The last verse of our chapter carries the story of these early Christians one further step forward and shows us how, having turned to God from idols, with these remarkable results flowing therefrom, they were waiting for Christ with full expectancy, and meanwhile were serving the living and true God. When hope burns brightly the service of God is diligently pursued. And the converse is equally true.

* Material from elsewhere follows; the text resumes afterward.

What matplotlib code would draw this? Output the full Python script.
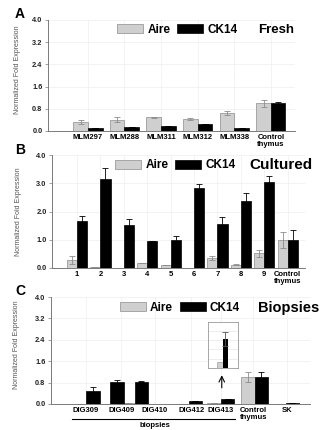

It has been supposed by some that the hope of the coming of the Lord is an unpractical and visionary thing, that those whose hearts are filled with it are thereby left idly standing and "gazing up into heaven" like the "men of Galilee" (Acts 1:11). It is possible, no doubt, to misuse the Christian hope in this fashion but its use is far otherwise. A proof of it lies in the very Scripture alluded to. It was His departure into heaven that for the moment rooted the disciples to the spot and left them gazing upwards. Directly their hearts were assured of His actual and visible coming again by the testimony of the two angels, they returned to Jerusalem, and in the rest of Acts 1 we find them continuing in prayer; in Acts 2 and onwards they continue in preaching with overflowing results. With this 1 Thessalonians 1 agrees.
"Ye turned . . . to serve the living and true God." The words we have italicised just describe the normal and proper life of the Christian. The service of God is every Christian's business. We may hold the doctrine of the second advent and be cold and lethargic to a degree in that high and holy service, and at the same time we may be very active in the pursuit of earthly pleasure; but if His coming holds our hearts as a burning and shining hope it will be far otherwise: we shall be diligent servants of God.
Shall we close by once more testing ourselves? What is the aim and purpose of my life? Serving something or somebody I certainly am. Am I serving the living and true God or my own ease and convenience, my own whims and pleasures? Is the truth of the second advent of Christ to me a mere doctrine, a matter of theology, or is it a bright, an inspiring, and a compelling HOPE?